Fraud, breach of trust case against former B.C. legislature clerk rests with judge

Fraud, breach of trust case against former B.C. legislature clerk rests with judge

Fraud, breach of trust case against former B.C. legislature clerk rests with judge

VANCOUVER — Defence lawyers for British Columbia’s former clerk of the legislature say the Crown has failed to prove beyond a reasonable doubt that their client committed any crimes related to fraud or breach of trust.

In closing arguments Thursday in B.C. Supreme Court, Kevin Westell and Gavin Cameron said Craig James did not stand to personally gain from any of the allegations made against him, including the purchase of a wood splitter and trailer with public funds when those items were intended for emergency preparedness reasons.

Westell said the fact that James had to take the equipment home because there wasn’t a parking spot at the legislature is an illustration of “bureaucracy in action, and in inaction, more accurately.”

“There’s no dispute there was always sufficient physical open space (at the legislature area) to fit the items. But they would be an eyesore, turning the front lawn of a tourist attraction into a literal trailer park, we say.”

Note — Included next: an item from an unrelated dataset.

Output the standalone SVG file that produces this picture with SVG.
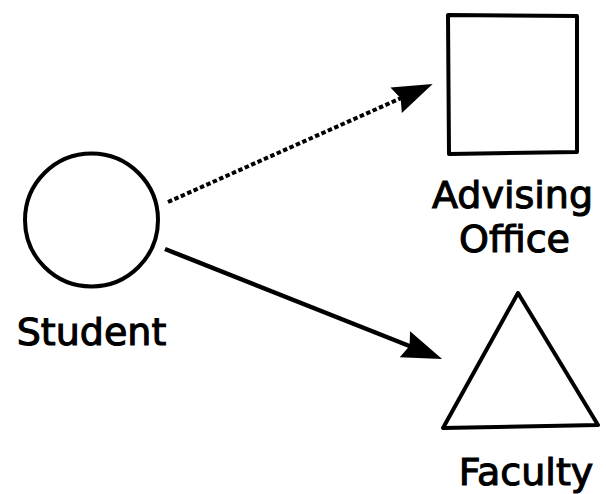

Cameron said the Crown has no evidence that James intended to permanently keep the wood splitter and trailer, and that he paid to have them stored after his wife wanted the equipment put elsewhere.

Former manager Randy Spraggett had the idea to buy the wood splitter and trailer despite the availability of a parking spot but James had ongoing conversations with others exploring various potential spaces at the legislature, Westell told Associate Chief Justice Heather Holmes, who reserved her decision in the case.

Locations they considered included a lawn that would be too soggy during rainy weather and a space that could be created using crushed rock, though that was ruled out as being too close to the street and susceptible for use as a garbage receptacle by the public, Westell said.

The wood splitter and trailer were bought after discussions about the lack of power for several weeks in a large area of Puerto Rico, and the belief that some equipment would be needed at the legislature to cut wood, rebar and concrete as well as to rescue trapped people, he said.

Westell also said a form approving the purchase of the wood splitter and trailer was signed by then-Speaker Darryl Plecas, who published a report in 2019 detailing allegations of misspending involving other items as well after James was escorted from the legislature by the RCMP.